Я испытала бесконечную боль. Перестанет ли когда-нибудь страдать этот народ? Как они все умудрялись выживать в этой бесчеловечной обстановке да еще держаться так достойно и сохранить способность смеяться по любому поводу? Как и Джамиля, они стерли свои воспоминания, чтобы начать жить. Я прижала ее к себе, чтобы отогреть. Я хотела бы утешить ее словами сочувствия, нежными как мед. Но вместо этого неожиданно для себя сказала: «Джамиля, ты сильная, как мужчина. Никогда не подумаешь, что ты — беззащитная женщина».
Во времена своего расцвета (до советского вторжения) Джелалабад привлекал богатых кабульцев, которые приезжали сюда, спасаясь от зимних ледяных ветров.
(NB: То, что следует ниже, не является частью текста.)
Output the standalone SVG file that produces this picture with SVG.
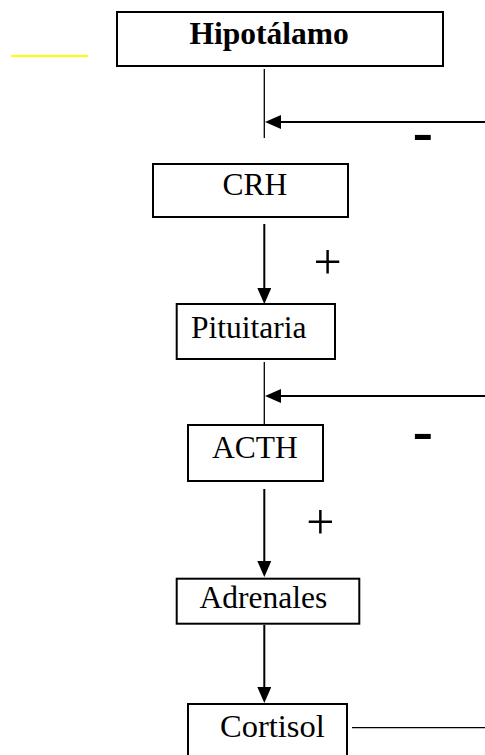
<svg xmlns="http://www.w3.org/2000/svg" width="485" height="755" viewBox="0 0 485 755">
<style>
.box{fill:#fff;stroke:#000;stroke-width:2}
.lbl{font-family:"Liberation Serif","Times New Roman",serif;font-size:31.5px;fill:#000}
.thin{stroke:#000;stroke-width:1.3;fill:none}
.arr{stroke:#000;stroke-width:2;fill:none}
.sign{font-family:"Liberation Serif","Times New Roman",serif;font-size:50px;fill:#000}
.dash{font-family:"Liberation Sans",Arial,sans-serif;font-size:65px;fill:#000}
</style>
<defs>
<marker id="ah" markerUnits="userSpaceOnUse" markerWidth="18" markerHeight="16" refX="4" refY="7" orient="auto">
<path d="M0,0 L16,7 L0,14 z" fill="#000"/>
</marker>
</defs>
<rect x="0" y="0" width="485" height="755" fill="#fff"/>
<line x1="11" y1="56" x2="88" y2="56" stroke="#ffff00" stroke-width="2"/>
<g id="connectors">
<line class="thin" x1="264.3" y1="69" x2="264.3" y2="138"/>
<line class="arr" x1="485" y1="122" x2="277" y2="122" marker-end="url(#ah)"/>
<line class="arr" x1="264.3" y1="224" x2="264.3" y2="292" marker-end="url(#ah)"/>
<line class="thin" x1="264.3" y1="362" x2="264.3" y2="424"/>
<line class="arr" x1="485" y1="396" x2="277" y2="396" marker-end="url(#ah)"/>
<line class="arr" x1="264.3" y1="489" x2="264.3" y2="565" marker-end="url(#ah)"/>
<line class="arr" x1="264.3" y1="625" x2="264.3" y2="691" marker-end="url(#ah)"/>
<line class="thin" x1="352" y1="727.7" x2="485" y2="727.7"/>
<text class="dash" x="412" y="155">-</text>
<text class="sign" x="313.5" y="279">+</text>
<text class="dash" x="412" y="454">-</text>
<text class="sign" x="306.2" y="538.5">+</text>
</g>
<g id="hipotalamo">
<rect class="box" x="117" y="12" width="326" height="54"/>
<text class="lbl" x="189.5" y="44" font-weight="bold">Hipotálamo</text>
</g>
<g id="crh">
<rect class="box" x="153" y="164" width="195" height="53"/>
<text class="lbl" x="222.5" y="195">CRH</text>
</g>
<g id="pituitaria">
<rect class="box" x="176.7" y="304" width="158.3" height="55"/>
<text class="lbl" x="191" y="338">Pituitaria</text>
</g>
<g id="acth">
<rect class="box" x="188" y="425" width="135" height="56"/>
<text class="lbl" x="212" y="458">ACTH</text>
</g>
<g id="adrenales">
<rect class="box" x="176.7" y="578.7" width="182.6" height="45"/>
<text class="lbl" x="199.5" y="608">Adrenales</text>
</g>
<g id="cortisol">
<rect class="box" x="188" y="704" width="159" height="60"/>
<text class="lbl" x="220" y="737" style="font-size:32.5px">Cortisol</text>
</g>
</svg>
Уже в пригороде цветущие магнолии окаймляли широкие асфальтовые аллеи, зигзагом ехали рикши, звоня в свои колокольчики, белые дома скрывались под сенью бугенвиллий. Ветер приносил аромат кипарисов и сладкий запах сахарного тростника, который выращивали на близлежащих полях. Эта идиллическая картина была искажена постоянными набегами в советскую эпоху, гражданской войной и талибским режимом. Джелалабад, в который мы въехали тем декабрьским утром, был городом, в котором кипела жизнь, но мало зданий сохранилось в прежнем состоянии.
Прежде чем покинуть Кабул, я попросила помощи у Бабрака, главы совета по делам племен. Он был совершенно очарователен в своем кокетливо уложенном тюрбане а-ля Мазар-е-Шариф. Он великолепно говорил по-французски, поскольку учился в Сорбонне. И поэтому он был рад помочь француженке. Но я не должна была обольщаться. Он дал мне понять, что в восточных зонах, на пуштунских землях, где я хотела снимать, у населения остро развито чувство независимости. К тому же все зависит от рекомендаций, полученных из Кабула, и настроения местной администрации. В нашем случае речь шла о главе регионального комитета по делам племен Шахзаде Моманд-Хане. Он представлял одновременно и правительство, и племена, которые населяли провинцию.